The company has made the technology available to authors, who may not have the means to convert their written work to the audiobook format.
The Apple Books digital narration feature has been quietly launched on the Apple Books for Authors webpage, which lauds the ability for independent authors to easily convert their books to audio without great cost or complexity.
“Apple Books digital narration brings together advanced speech synthesis technology with important work by teams of linguists, quality control specialists, and audio engineers to produce high-quality audiobooks from an ebook file,” the company says.
Apple’s new feature allows users to select from a range of AI-generated voices, which are optimised for specific genres. Right now, it’s available for the romance fiction genres, but more will follow in due course. Users will be able to identify these titles by a ‘Narrated by Apple Books’ label within the storefront.

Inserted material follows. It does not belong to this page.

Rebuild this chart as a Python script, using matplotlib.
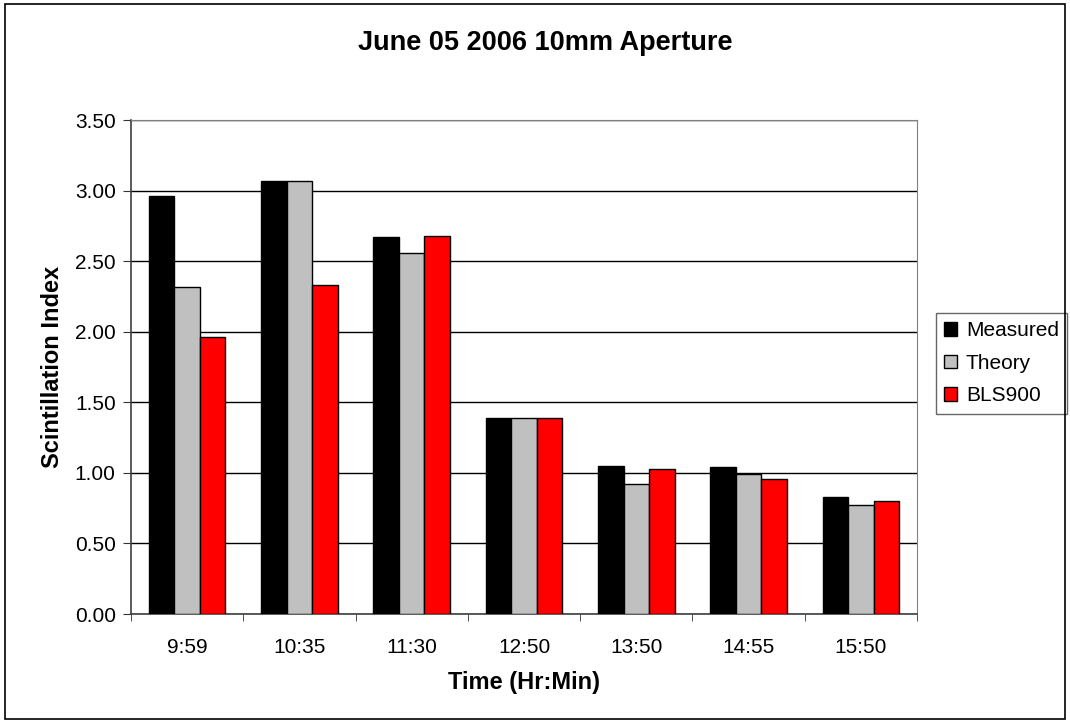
import numpy as np
import matplotlib
matplotlib.use("Agg")
import matplotlib.pyplot as plt
from matplotlib.patches import Rectangle

plt.rcParams["font.family"] = ["Liberation Sans", "DejaVu Sans"]

# ---- data ----
times = ["9:59", "10:35", "11:30", "12:50", "13:50", "14:55", "15:50"]
measured = [2.96, 3.07, 2.67, 1.39, 1.05, 1.04, 0.83]
theory = [2.32, 3.07, 2.56, 1.39, 0.92, 0.995, 0.77]
bls900 = [1.96, 2.33, 2.68, 1.39, 1.03, 0.96, 0.80]

series = [("Measured", measured, "#000000"),
          ("Theory", theory, "#C0C0C0"),
          ("BLS900", bls900, "#FF0000")]

W, H = 1070, 723
fig = plt.figure(figsize=(W / 100, H / 100), dpi=100)
# plot area: x 131..917, y 120..614 px
ax = fig.add_axes([131 / W, 1 - 614 / H, (917 - 131) / W, (614 - 120) / H])

x = np.arange(len(times))
w = 0.227
for i, (name, vals, col) in enumerate(series):
    ax.bar(x + (i - 1) * w, vals, width=w, color=col, edgecolor="black",
           linewidth=1.0, label=name, zorder=3)

yt = np.arange(0, 3.51, 0.5)
ax.set_xlim(-0.5, len(times) - 0.5)
ax.set_ylim(0, 3.5)
ax.set_yticks(yt)
ax.set_yticklabels([f"{v:.2f}" for v in yt], fontsize=15)
ax.set_xticks(x)
ax.set_xticklabels(times, fontsize=15)
ax.set_xticks(np.arange(-0.5, len(times), 1.0), minor=True)
ax.tick_params(axis="x", which="major", length=0, pad=17)
ax.tick_params(axis="x", which="minor", length=5, direction="out", color="#333333")
ax.tick_params(axis="y", length=6, direction="out", color="#333333", pad=5)
ax.yaxis.grid(True, color="black", linewidth=1.0, zorder=0)
ax.set_axisbelow(True)

for s in ["top", "right"]:
    ax.spines[s].set_color("#808080")
for s in ["left", "bottom"]:
    ax.spines[s].set_color("#404040")
    ax.spines[s].set_linewidth(1.2)

fig.text(524 / W, 1 - 683 / H, "Time (Hr:Min)", ha="center", va="center",
         fontsize=17, fontweight="bold")
fig.text(53 / W, 1 - 367 / H, "Scintillation Index", ha="center", va="center",
         rotation=90, fontsize=17, fontweight="bold")
fig.text(545 / W, 1 - 43 / H, "June 05 2006 10mm Aperture", ha="center", va="center",
         fontsize=19.5, fontweight="bold")

leg = ax.legend(loc="upper left", bbox_to_anchor=(936 / W, 1 - 313 / H),
                bbox_transform=fig.transFigure, fontsize=15,
                frameon=True, fancybox=False, borderpad=0.4, labelspacing=0.65,
                handlelength=0.63, handleheight=0.63, handletextpad=0.4,
                borderaxespad=0)
leg.get_frame().set_edgecolor("#404040")
leg.get_frame().set_linewidth(1.0)

# outer chart border
fig.patches.append(Rectangle((0.005, 0.006), 0.99, 0.988, transform=fig.transFigure,
                             fill=False, edgecolor="black", linewidth=1.2))

fig.savefig("out.png", dpi=100)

For authors it may mean more sales from those who prefer to listen rather than read. However, the scheme is sure to meet opposition from voice actors who may worry for the future of their profession, and from audiobook patrons who prefer a natural human voice.
Apple says the technology will work alongside narrators, while ensuring audiobooks become more accessible to all. Considering only a fraction of books are ever converted to the audio format, they’re may be room for both. However, the creeping influence of cheap AI tech, at the expense of human artists, is a natural cause for concern.
“Digitally narrated titles are a valuable complement to professionally narrated audiobooks,” the company adds, perhaps anticipating the blowback, “and will help bring audio to as many books and as many people as possible. Apple Books remains committed to celebrating and showcasing the magic of human narration and will continue to grow the human-narrated audiobook catalog.”